Some initial feedback:

  • Could you please share some examples of resources and output, including resources with backtick escapes?
  • What's the behaviour when a given keyword doesn't exist?
  • Just checking: has this been tested on both Clj and Cljs? (Regex behaviour sometimes varies, for example).
  • You mention that this is "experimental" - in what way exactly? How ready do you feel the current approach would be for a potential Tempura PR?

Cheers! :-)

Hi @ptaoussanis,

Thanks for the reply. Lets see:

Could you please share some examples of resources and output, including resources with backtick escapes?

;; given somewhat contrived map argument {:arg "example" :arg2 "example 2"}
"Argument is %:arg%" ;=> "Argument is example"
"Argument `%:arg2% is %:arg%" ;=> "Argument %:arg2% is example"
"%:arg2% is %:arg% is %:arg2%" ;=> "example 2 is example is example 2"
[:b "Argument is `%:arg2% is %:arg%"] ;=> [:b "Argument is %:arg2% is " "example"]

What's the behaviour when a given keyword doesn't exist?

What the default resource compiler chooses. Named parameters are processed into vector arguments step-by-step, like so:

"%:arg-2% %:arg-1% %:arg-2%"
;=> {:resource "%1 %2 %1" :resource-keys [:arg-2 :arg-1]}

(mapv
 {:arg-11 "typo" :arg-2 "argument-2"} ; actual arguments
 [:arg-2 :arg-1]) ; resource keys
;=> ["argument-2" nil]

Here argument map becomes ["argument-2" nil], and default resource compiler decides the result (local testing shows the nil argument turned into empty string). A static check could automatically warn about mismatching arguments in translations on start-up and/or in continuous integration.

Just checking: has this been tested on both Clj and Cljs? (Regex behaviour sometimes varies, for example).

Yes.
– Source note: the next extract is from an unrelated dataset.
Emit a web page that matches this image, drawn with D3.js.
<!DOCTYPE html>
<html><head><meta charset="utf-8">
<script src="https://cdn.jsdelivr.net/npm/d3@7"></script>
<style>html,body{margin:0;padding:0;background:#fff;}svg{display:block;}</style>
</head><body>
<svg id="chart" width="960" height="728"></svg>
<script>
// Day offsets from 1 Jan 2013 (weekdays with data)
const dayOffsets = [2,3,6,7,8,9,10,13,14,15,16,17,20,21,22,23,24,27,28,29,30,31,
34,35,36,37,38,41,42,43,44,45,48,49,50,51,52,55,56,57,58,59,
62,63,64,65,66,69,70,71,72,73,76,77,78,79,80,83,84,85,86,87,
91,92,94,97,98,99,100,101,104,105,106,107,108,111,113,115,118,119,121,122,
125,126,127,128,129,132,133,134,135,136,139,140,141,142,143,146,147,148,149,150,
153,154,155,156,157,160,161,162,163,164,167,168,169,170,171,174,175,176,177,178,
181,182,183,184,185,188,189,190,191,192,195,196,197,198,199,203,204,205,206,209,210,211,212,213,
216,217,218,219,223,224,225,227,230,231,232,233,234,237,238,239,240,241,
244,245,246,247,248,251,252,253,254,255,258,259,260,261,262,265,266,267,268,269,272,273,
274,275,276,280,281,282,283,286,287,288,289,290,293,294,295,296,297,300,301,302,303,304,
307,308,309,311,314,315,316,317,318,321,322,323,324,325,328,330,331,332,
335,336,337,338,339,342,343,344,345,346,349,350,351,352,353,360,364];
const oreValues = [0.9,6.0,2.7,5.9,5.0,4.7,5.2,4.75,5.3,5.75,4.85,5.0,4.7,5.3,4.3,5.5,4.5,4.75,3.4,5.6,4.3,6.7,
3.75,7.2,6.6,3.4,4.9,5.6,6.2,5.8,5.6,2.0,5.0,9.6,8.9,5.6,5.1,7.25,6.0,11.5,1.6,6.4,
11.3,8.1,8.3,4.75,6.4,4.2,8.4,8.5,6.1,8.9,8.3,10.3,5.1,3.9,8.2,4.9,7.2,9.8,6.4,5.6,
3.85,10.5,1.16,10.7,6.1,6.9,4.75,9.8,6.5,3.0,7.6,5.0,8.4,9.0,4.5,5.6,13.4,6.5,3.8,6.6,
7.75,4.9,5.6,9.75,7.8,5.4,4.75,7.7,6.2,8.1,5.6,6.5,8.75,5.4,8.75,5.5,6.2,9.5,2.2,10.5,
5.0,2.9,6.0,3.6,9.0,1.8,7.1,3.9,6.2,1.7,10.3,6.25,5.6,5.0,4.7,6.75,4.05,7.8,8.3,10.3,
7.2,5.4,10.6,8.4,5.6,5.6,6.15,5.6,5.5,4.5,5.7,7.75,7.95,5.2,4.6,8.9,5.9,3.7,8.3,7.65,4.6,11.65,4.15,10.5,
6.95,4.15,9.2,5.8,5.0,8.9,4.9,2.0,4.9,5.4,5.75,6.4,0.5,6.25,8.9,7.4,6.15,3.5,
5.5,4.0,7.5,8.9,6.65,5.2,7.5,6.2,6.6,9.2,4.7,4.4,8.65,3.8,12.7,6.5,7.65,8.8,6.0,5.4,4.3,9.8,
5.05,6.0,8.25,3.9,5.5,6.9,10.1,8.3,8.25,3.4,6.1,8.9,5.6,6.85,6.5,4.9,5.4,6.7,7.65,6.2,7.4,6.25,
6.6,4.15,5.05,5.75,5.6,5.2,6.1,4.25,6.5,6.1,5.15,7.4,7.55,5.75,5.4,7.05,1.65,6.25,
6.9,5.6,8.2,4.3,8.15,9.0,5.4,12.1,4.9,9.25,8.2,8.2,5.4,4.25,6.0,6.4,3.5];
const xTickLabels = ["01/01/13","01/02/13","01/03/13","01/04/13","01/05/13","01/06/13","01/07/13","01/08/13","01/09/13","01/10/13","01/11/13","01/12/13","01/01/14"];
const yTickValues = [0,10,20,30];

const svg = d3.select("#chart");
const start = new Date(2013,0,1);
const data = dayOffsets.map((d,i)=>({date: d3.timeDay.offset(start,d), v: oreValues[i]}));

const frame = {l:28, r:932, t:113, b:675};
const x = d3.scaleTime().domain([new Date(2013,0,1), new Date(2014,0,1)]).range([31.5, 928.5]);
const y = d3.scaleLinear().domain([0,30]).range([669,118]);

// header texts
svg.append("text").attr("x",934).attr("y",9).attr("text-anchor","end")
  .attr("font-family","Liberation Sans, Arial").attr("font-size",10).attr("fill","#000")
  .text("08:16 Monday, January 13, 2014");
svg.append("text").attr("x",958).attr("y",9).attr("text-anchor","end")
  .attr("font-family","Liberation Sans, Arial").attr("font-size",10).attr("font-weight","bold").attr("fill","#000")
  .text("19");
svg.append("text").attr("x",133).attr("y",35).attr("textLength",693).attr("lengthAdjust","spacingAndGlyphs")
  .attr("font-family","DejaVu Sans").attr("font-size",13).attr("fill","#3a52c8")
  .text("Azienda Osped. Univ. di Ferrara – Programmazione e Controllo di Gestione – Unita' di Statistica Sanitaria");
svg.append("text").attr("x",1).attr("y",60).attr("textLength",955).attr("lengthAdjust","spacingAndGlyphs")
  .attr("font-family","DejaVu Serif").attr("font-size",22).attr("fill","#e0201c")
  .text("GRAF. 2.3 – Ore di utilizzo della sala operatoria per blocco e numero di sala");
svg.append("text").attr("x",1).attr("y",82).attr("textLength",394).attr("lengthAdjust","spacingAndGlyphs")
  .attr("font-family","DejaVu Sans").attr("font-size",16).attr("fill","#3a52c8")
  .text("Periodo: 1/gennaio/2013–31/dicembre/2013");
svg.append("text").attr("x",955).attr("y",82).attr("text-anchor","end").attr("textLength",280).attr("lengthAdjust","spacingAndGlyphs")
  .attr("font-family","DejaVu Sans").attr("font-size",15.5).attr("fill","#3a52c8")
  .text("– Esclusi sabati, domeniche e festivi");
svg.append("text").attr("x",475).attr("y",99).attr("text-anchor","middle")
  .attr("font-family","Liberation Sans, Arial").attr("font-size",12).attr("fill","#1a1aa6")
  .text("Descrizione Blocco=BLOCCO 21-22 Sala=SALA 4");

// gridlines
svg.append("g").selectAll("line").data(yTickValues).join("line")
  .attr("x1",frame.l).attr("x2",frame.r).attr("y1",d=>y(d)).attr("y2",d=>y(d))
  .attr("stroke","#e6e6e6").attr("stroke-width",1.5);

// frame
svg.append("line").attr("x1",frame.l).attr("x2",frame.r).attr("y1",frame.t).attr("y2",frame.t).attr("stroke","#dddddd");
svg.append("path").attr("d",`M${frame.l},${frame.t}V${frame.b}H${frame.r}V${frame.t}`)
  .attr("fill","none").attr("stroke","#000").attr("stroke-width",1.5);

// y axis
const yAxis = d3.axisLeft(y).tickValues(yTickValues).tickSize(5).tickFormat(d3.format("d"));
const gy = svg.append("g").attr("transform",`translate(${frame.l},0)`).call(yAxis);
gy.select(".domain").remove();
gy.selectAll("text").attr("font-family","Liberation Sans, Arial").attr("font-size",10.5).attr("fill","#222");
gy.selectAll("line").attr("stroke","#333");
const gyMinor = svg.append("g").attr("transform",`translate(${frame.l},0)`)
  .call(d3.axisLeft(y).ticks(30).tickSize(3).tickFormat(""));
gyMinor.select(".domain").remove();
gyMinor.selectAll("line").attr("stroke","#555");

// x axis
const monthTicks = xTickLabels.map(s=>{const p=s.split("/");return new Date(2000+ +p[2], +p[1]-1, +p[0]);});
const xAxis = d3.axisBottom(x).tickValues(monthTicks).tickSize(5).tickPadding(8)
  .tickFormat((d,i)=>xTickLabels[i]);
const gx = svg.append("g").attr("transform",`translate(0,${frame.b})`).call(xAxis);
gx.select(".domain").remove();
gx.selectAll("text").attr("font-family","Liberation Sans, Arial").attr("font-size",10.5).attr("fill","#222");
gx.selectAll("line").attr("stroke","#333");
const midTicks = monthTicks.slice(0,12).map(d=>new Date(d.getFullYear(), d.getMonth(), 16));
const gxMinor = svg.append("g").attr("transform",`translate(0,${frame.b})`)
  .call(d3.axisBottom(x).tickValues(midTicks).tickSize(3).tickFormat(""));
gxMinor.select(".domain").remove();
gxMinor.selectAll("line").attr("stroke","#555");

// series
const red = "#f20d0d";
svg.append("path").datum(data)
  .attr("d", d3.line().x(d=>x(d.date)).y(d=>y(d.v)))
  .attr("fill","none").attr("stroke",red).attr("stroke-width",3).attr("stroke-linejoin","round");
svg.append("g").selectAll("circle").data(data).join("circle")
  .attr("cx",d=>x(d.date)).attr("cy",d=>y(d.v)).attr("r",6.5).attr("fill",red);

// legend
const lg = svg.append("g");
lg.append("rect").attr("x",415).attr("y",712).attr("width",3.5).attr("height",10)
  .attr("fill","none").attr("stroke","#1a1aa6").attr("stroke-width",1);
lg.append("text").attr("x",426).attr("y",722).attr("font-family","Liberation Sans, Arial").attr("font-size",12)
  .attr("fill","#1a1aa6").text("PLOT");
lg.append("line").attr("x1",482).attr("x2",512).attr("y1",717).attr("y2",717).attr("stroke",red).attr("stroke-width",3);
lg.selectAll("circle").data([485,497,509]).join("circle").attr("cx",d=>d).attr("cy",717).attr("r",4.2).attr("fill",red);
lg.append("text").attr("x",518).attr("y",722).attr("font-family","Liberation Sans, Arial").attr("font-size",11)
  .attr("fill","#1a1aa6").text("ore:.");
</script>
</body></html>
Some regex implementations had indeed different behaviour in clj/cljs, and current one seemed to work in both JVM and browser javascript environment.

You mention that this is "experimental" - in what way exactly? How ready do you feel the current approach would be for a potential Tempura PR?
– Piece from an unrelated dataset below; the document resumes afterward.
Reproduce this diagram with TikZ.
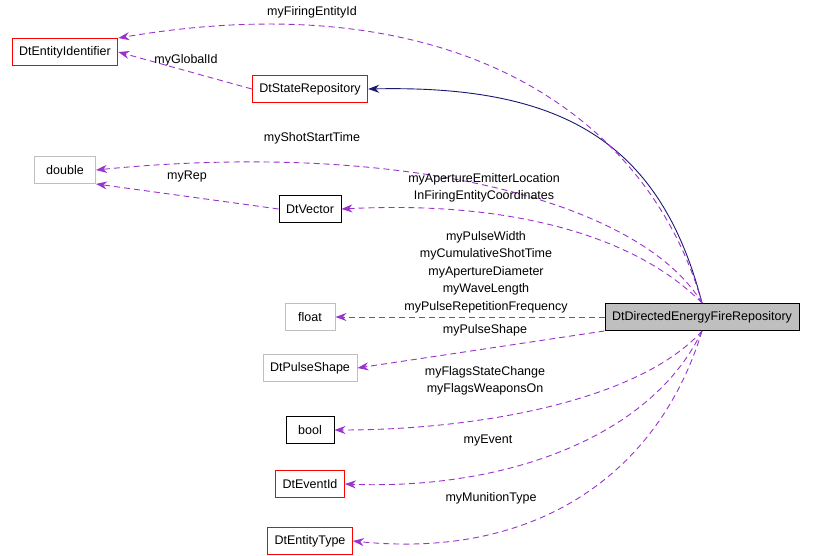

Some points off the top of my mind:

  1. Performance is not exactly measured,
  2. Potential edge cases,
  3. Configurability (e.g. keyword syntax).

Integration into Tempura is not currently clear to me, as this approach uses the resource compiler API. I'm happy to work on a PR given some guidance, though. :)

Writing this answer also made me notice a bug in the handling of hiccup (or vector) resources in the custom resource compiler. Worked as a code review at the same time!